Imagine you are traveling to a country you have never visited before for a two-year study abroad experience. It is a place where English is not spoken as the primary language, and you had to show a strong aptitude to speak and work in another language, that of the host country and university, before being accepted.
You will not be able to find (at least not in the short term), a grocery store where you can buy food and drink that you are used to back home. Instead, you will have to taste, eat, and learn to enjoy food that is unfamiliar to you.
Imagine being in another country for two years, where you will not see, hear, or experience any of the American holidays you are used to, like Thanksgiving, Christmas, Easter, or even the 4thof July. You may have access to NFL Gameday on your mobile device, but most major sports events are not that important in your host country. The Internet is free and available where you are going and will be a saving grace in many ways. You are leaving family and friends behind and will not be able to travel home during the next year or so, primarily due to cost and distance.

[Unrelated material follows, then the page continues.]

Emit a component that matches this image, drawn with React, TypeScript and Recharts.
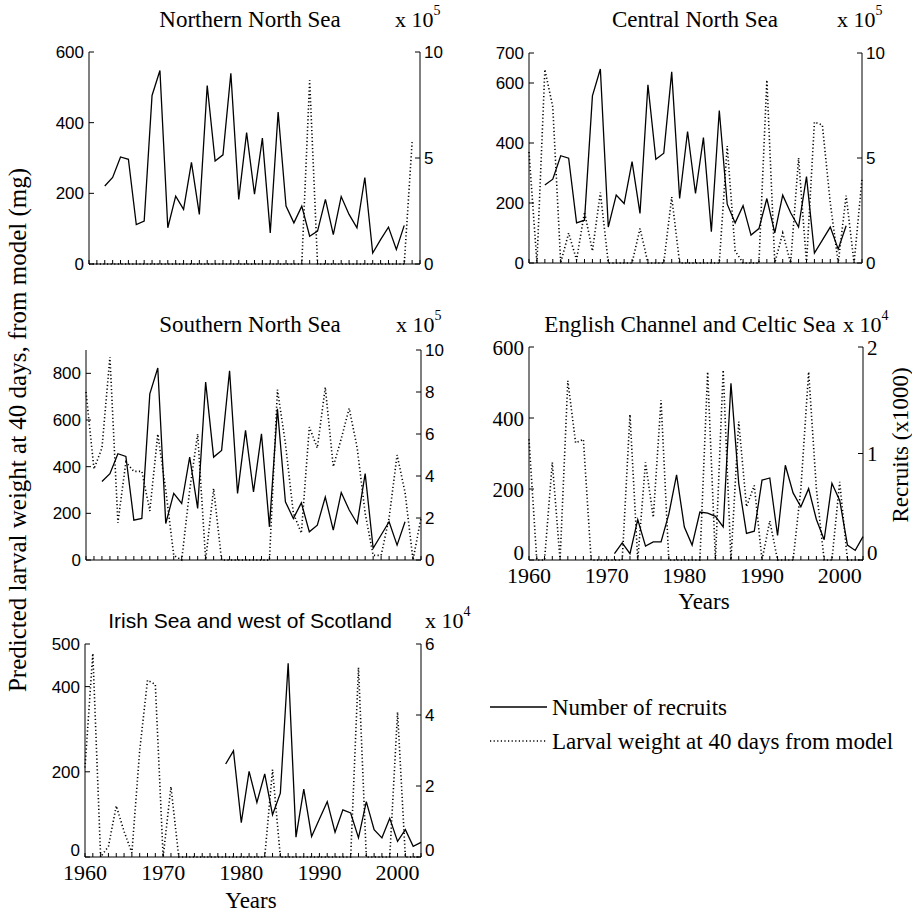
import { LineChart, Line, XAxis, YAxis } from 'recharts';

const SERIF = '"Liberation Serif", "Times New Roman", serif';
const SANS = '"Liberation Sans", Arial, sans-serif';

// Larval weight at 40 days from model (mg) – dotted line, left axis, from 1960
const nnsWeight = [
  0, 0, 0, 0, 0, 0, 0, 0, 0, 0, 0, 0, 0, 0, 0, 0, 0, 0, 0, 0, 0, 0, 0, 0, 0, 0, 0, 0,
  520, 0, 0, 0, 0, 0, 0, 0, 0, 0, 0, 0, 0, 345,
];
const cnsWeight = [
  370, 0, 645, 520, 0, 100, 10, 170, 40, 235, 0, 0, 0, 0, 115, 0, 0, 0, 220, 0, 0, 0,
  0, 0, 0, 390, 40, 0, 0, 0, 610, 0, 100, 0, 350, 0, 470, 460, 200, 0, 225, 0, 280,
];
const snsWeight = [
  720, 390, 480, 870, 160, 420, 380, 380, 210, 540, 300, 20, 0, 300, 540, 0, 306, 0, 0,
  0, 0, 0, 0, 0, 730, 500, 200, 115, 570, 480, 740, 400, 520, 650, 480, 200, 20, 20, 180,
  450, 290, 0, 180,
];
const ecWeight = [
  340, 0, 0, 275, 0, 505, 330, 340, 0, 0, 0, 0, 0, 410, 0, 275, 120, 450, 0, 0, 0, 0, 0,
  530, 0, 535, 0, 390, 150, 210, 0, 110, 0, 0, 0, 200, 530, 200, 0, 0, 220, 0, 0, 0,
];
const iswWeight = [
  210, 478, 0, 25, 120, 60, 10, 250, 415, 405, 0, 165, 0, 0, 0, 0, 0, 0, 0, 0, 0, 0, 0,
  0, 205, 0, 0, 0, 0, 0, 0, 0, 0, 0, 0, 445, 0, 0, 0, 0, 340, 0, 0, 0,
];

// Number of recruits – solid line, right axis (in units of the "x 10^n" label)
const nnsRecruitsStart = 1962;
const nnsRecruits = [
  3.68, 4.08, 5.05, 4.94, 1.86, 2.02, 7.95, 9.13, 1.71, 3.2, 2.58, 4.79, 2.34, 8.42, 4.86,
  5.15, 9.0, 3.05, 6.2, 3.29, 5.94, 1.47, 7.17, 2.73, 1.94, 2.73, 1.31, 1.55, 3.05, 1.39,
  3.18, 2.34, 1.71, 4.08, 0.52, 1.15, 1.74, 0.68, 1.82,
];
const cnsRecruitsStart = 1962;
const cnsRecruits = [
  3.71, 3.99, 5.11, 4.99, 1.91, 2.04, 7.96, 9.24, 1.71, 3.23, 2.83, 4.83, 2.36, 8.49, 4.94,
  5.23, 9.1, 3.07, 6.26, 3.31, 5.97, 1.49, 7.26, 2.8, 1.91, 2.73, 1.33, 1.64, 3.07, 1.43,
  3.23, 2.39, 1.71, 4.11, 0.47, 1.09, 1.71, 0.66, 1.77,
];
const snsRecruitsStart = 1962;
const snsRecruits = [
  3.74, 4.11, 5.06, 4.93, 1.9, 1.98, 7.91, 9.14, 1.74, 3.17, 2.69, 4.9, 2.46, 8.47, 4.9,
  5.22, 9.01, 3.17, 6.17, 3.24, 6.01, 1.58, 7.2, 2.77, 1.98, 2.72, 1.34, 1.66, 3.0, 1.42,
  3.21, 2.38, 1.74, 4.11, 0.56, 1.19, 1.82, 0.71, 1.82,
];
const ecRecruitsStart = 1971;
const ecRecruits = [
  0.06, 0.16, 0.06, 0.38, 0.13, 0.17, 0.17, 0.43, 0.8, 0.31, 0.14, 0.45, 0.44, 0.41, 0.31,
  1.66, 0.72, 0.25, 0.27, 0.75, 0.77, 0.23, 0.89, 0.63, 0.5, 0.67, 0.38, 0.19, 0.72, 0.56,
  0.14, 0.09, 0.22,
];
const iswRecruitsStart = 1978;
const iswRecruits = [
  2.62, 2.99, 0.97, 2.41, 1.54, 2.34, 1.19, 1.8, 5.46, 0.56, 1.91, 0.58, 1.07, 1.56, 0.7,
  1.33, 1.24, 0.54, 1.56, 0.77, 0.54, 1.09, 0.44, 0.77, 0.3, 0.41,
];

type Row = { year: number; w: number | null; r: number | null };

function buildRows(weight: number[], recruits: number[], start: number, lastYear: number) {
  const rows: Row[] = [];
  for (let y = 1960; y <= lastYear; y++) {
    const w = weight[y - 1960];
    const i = y - start;
    rows.push({
      year: y,
      w: w === undefined ? null : w,
      r: i >= 0 && i < recruits.length ? recruits[i] : null,
    });
  }
  return rows;
}

const AXW = 70; // room for each y axis
const MT = 20;
const XH = 60;

type PanelProps = {
  data: Row[];
  left: number;
  right: number;
  top: number;
  bottom: number;
  xMax: number;
  wMax: number;
  wTicks: number[];
  rMax: number;
  rTicks: number[];
  tickFont: string;
  tickSize: number;
  yearLabels?: boolean;
};

function Panel(p: PanelProps) {
  const w = p.right - p.left + 2 * AXW;
  const h = p.bottom - p.top + MT + XH;
  const x0 = AXW;
  const x1 = w - AXW;
  const yB = MT + (p.bottom - p.top);
  const years: number[] = [];
  for (let y = 1960; y <= p.xMax; y++) years.push(y);
  // lift the zero labels when the year labels sit right below them
  const zeroShift = (v: number) => (p.yearLabels && v === 0 ? -Math.round(p.tickSize * 0.4) : 0);

  const xTick = (props: any) => {
    const { x, payload } = props;
    return (
      <g>
        <line x1={x} x2={x} y1={yB} y2={yB - 4} stroke='#000' strokeWidth={1} />
        {p.yearLabels && payload.value % 10 === 0 ? (
          <text x={x} y={yB + 23} textAnchor='middle' fontFamily={SERIF} fontSize={22} fill='#000'>
            {payload.value}
          </text>
        ) : null}
      </g>
    );
  };
  const leftTick = (props: any) => {
    const { y, payload } = props;
    return (
      <g>
        <line x1={x0} x2={x0 + 5} y1={y} y2={y} stroke='#000' />
        <text
          x={x0 - 5}
          y={y + zeroShift(payload.value)}
          dy='0.36em'
          textAnchor='end'
          fontFamily={p.tickFont}
          fontSize={p.tickSize}
          fill='#000'
        >
          {payload.value}
        </text>
      </g>
    );
  };
  const rightTick = (props: any) => {
    const { y, payload } = props;
    return (
      <g>
        <line x1={x1} x2={x1 - 5} y1={y} y2={y} stroke='#000' />
        <text
          x={x1 + 4}
          y={y + zeroShift(payload.value)}
          dy='0.36em'
          textAnchor='start'
          fontFamily={p.tickFont}
          fontSize={p.tickSize}
          fill='#000'
        >
          {payload.value}
        </text>
      </g>
    );
  };

  return (
    <div style={{ position: 'absolute', left: p.left - AXW, top: p.top - MT }}>
      <LineChart width={w} height={h} data={p.data} margin={{ top: MT, right: 0, bottom: 0, left: 0 }}>
        <XAxis
          type='number'
          dataKey='year'
          domain={[1960, p.xMax]}
          ticks={years}
          interval={0}
          height={XH}
          tickLine={false}
          axisLine={{ stroke: '#000' }}
          tick={xTick}
        />
        <YAxis
          yAxisId='w'
          type='number'
          domain={[0, p.wMax]}
          ticks={p.wTicks}
          interval={0}
          width={AXW}
          tickLine={false}
          axisLine={{ stroke: '#000' }}
          tick={leftTick}
        />
        <YAxis
          yAxisId='r'
          orientation='right'
          type='number'
          domain={[0, p.rMax]}
          ticks={p.rTicks}
          interval={0}
          width={AXW}
          tickLine={false}
          axisLine={{ stroke: '#000' }}
          tick={rightTick}
        />
        <Line
          yAxisId='w'
          dataKey='w'
          stroke='#000'
          strokeWidth={1.6}
          strokeDasharray='1.2 2.4'
          dot={false}
          isAnimationActive={false}
        />
        <Line
          yAxisId='r'
          dataKey='r'
          stroke='#000'
          strokeWidth={1.3}
          dot={false}
          isAnimationActive={false}
        />
      </LineChart>
    </div>
  );
}

function Power({ x, y, exp, font }: { x: number; y: number; exp: string; font: string }) {
  return (
    <text x={x} y={y} fontFamily={font} fontSize={22} fill='#000'>
      x 10
      <tspan dy={-12} fontSize={14}>
        {exp}
      </tspan>
    </text>
  );
}

export default function App() {
  return (
    <div style={{ position: 'fixed', left: 0, top: 0, width: 912, height: 912, background: '#fff' }}>
      <Panel
        data={buildRows(nnsWeight, nnsRecruits, nnsRecruitsStart, 2002)}
        left={89} right={420} top={52} bottom={264} xMax={2002}
        wMax={600} wTicks={[0, 200, 400, 600]} rMax={10} rTicks={[0, 5, 10]}
        tickFont={SANS} tickSize={17}
      />
      <Panel
        data={buildRows(cnsWeight, cnsRecruits, cnsRecruitsStart, 2002)}
        left={529} right={862} top={53} bottom={263} xMax={2002}
        wMax={700} wTicks={[0, 200, 400, 600, 700]} rMax={10} rTicks={[0, 5, 10]}
        tickFont={SANS} tickSize={17}
      />
      <Panel
        data={buildRows(snsWeight, snsRecruits, snsRecruitsStart, 2002)}
        left={86} right={421} top={350} bottom={560} xMax={2002}
        wMax={900} wTicks={[0, 200, 400, 600, 800]} rMax={10} rTicks={[0, 2, 4, 6, 8, 10]}
        tickFont={SANS} tickSize={17}
      />
      <Panel
        data={buildRows(ecWeight, ecRecruits, ecRecruitsStart, 2003)}
        left={529} right={863} top={347} bottom={560} xMax={2003}
        wMax={600} wTicks={[0, 200, 400, 600]} rMax={2} rTicks={[0, 1, 2]}
        tickFont={SERIF} tickSize={21} yearLabels
      />
      <Panel
        data={buildRows(iswWeight, iswRecruits, iswRecruitsStart, 2003)}
        left={85} right={421} top={644} bottom={857} xMax={2003}
        wMax={500} wTicks={[0, 200, 400, 500]} rMax={6} rTicks={[0, 2, 4, 6]}
        tickFont={SANS} tickSize={17} yearLabels
      />
      <svg width={912} height={912} style={{ position: 'absolute', left: 0, top: 0, pointerEvents: 'none' }}>
        <g fontFamily={SERIF} fontSize={23} fill='#000'>
          <text x={250} y={27} textAnchor='middle'>Northern North Sea</text>
          <text x={695} y={27} textAnchor='middle'>Central North Sea</text>
          <text x={250} y={332} textAnchor='middle'>Southern North Sea</text>
          <text x={690} y={332} textAnchor='middle'>English Channel and Celtic Sea</text>
          <text x={704} y={609} textAnchor='middle'>Years</text>
          <text x={251} y={908} textAnchor='middle'>Years</text>
          <text transform='translate(26,430) rotate(-90)' textAnchor='middle' fontSize={25}>
            Predicted larval weight at 40 days, from model (mg)
          </text>
          <text transform='translate(908,445) rotate(-90)' textAnchor='middle'>
            Recruits (x1000)
          </text>
          <text x={552} y={715}>Number of recruits</text>
          <text x={552} y={749}>Larval weight at 40 days from model</text>
        </g>
        <text x={250} y={628} textAnchor='middle' fontFamily={SANS} fontSize={21} fill='#000'>
          Irish Sea and west of Scotland
        </text>
        <Power x={395} y={27} exp='5' font={SERIF} />
        <Power x={837} y={27} exp='5' font={SERIF} />
        <Power x={396} y={332} exp='5' font={SERIF} />
        <Power x={843} y={332} exp='4' font={SERIF} />
        <Power x={425} y={628} exp='4' font={SERIF} />
        <line x1={490} x2={547} y1={707} y2={707} stroke='#000' strokeWidth={1.3} />
        <line x1={490} x2={547} y1={741} y2={741} stroke='#000' strokeWidth={1.6} strokeDasharray='1.2 2.4' />
      </svg>
    </div>
  );
}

The good news for most Americans is that we don’t have to leave America for a fine education. Yet close to a million international students do travel to the United States for some or much of their educational development. These men and women are well-mannered, highly motivated, and eager to travel to our country, yet still have to face and overcome language, customs, and food barriers, including separation of family for the time they are guests in America.
How should we as followers of King Jesus reach out to these guests from almost every nation on Earth? How can we aid them in their transition (brief as it is) to life in our country and the college or university they come to study in? Do we have room in our life for one more friend?
Read Acts 8:26-40.
The Lord re-assigned Philip from leading a spiritual awakening to going out to meet a visiting government official from Ethiopia who was traveling to Jerusalem on business. Philip obeyed the Holy Spirit and went out of this way to find and welcome him to his country. Philip made time in his life to get close to this African man and learn of his felt needs. Philip earned his trust by treating him with dignity and asking how he could serve him. His initial efforts to meet and greet the visitor gained traction when the government man invited Philip to sit with him in his chariot.
The Ethiopian was reading a familiar passage known to Philip, and Philip asked him about his chosen topic. When the man admitted he had questions about the person in the Old Testament book of Isaiah, Philip supplied needed answers he learned from his own study. The Ethiopian was grateful for Philip’s spiritual insight’s and hospitality, and shortly after, asked about becoming a follower of the King Isaiah described.
Philip models the kind of hospitality and friendship we offer to international students today in Chi Alpha Christian Fellowship. Had you been Philip, would you know the Scriptures well enough to answer a seeking person’s questions? How will you grow in your understanding of Jesus’ teachings to be prepared for divine appointments? Serve globally. Join us in following Philip’s example and make room in your life for an international friend.